Abstract

Summary Today the production of microlithographic projection lenses drives interferometry to its very limits. Resolutions to a fraction of an Angstrom when measuring surface figure are necessary. Especially EUV lithography needs mirror surface qualities of approximately 0.1 nm RMS, with the consequence that metrology needs accuracies significantly below 1 Angstrom. Repeatability of a measurement is limited by the quality of the interferometric setup itself. Reproducibility is mainly influenced by handling, adjustment and thermal adoption to the testpiece, whereas accuracy is limited by the calibration process and procedure.
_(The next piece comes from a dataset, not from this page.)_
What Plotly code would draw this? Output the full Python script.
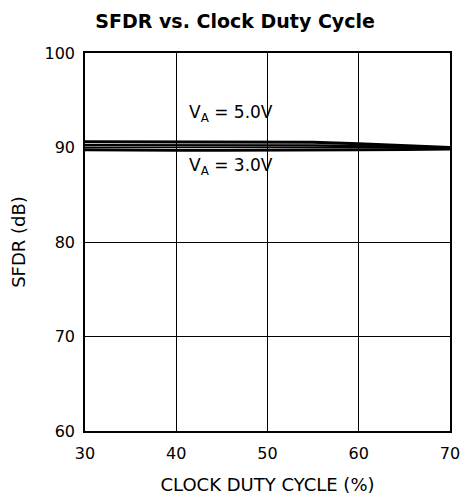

Carl Zeiss uses a low coherent Fizeau interferometer with multi-fringe evaluation technique (DMI = Direct Measuring Interferometry) to accumulate many phase maps at video rate. Cavities are kept short, air ventilation of the cavity during the measurements is applied. A weak aspheric surface for EUV application (so called ELT2-EUV asphere) was tested with a special interferometric setup using a single lens compensating system. The reproducibility of the measurement came out as 0.07 nm RMS (surface figure). The setup has been calibrated using a spherical calibration surface, whose accuracy was cross checked by two different absolute measurement procedures. We found that both measurements differ by an amount of only 0.15 nm RMS (surface figure). Taking into account the systematic errors of the interferometric setup, the accuracy of the asphere measurement can be estimated to 0.2 nm RMS (surface figure). Further improvements are necessary to drive accuracy to even lower limits and to make test procedures ready for production process.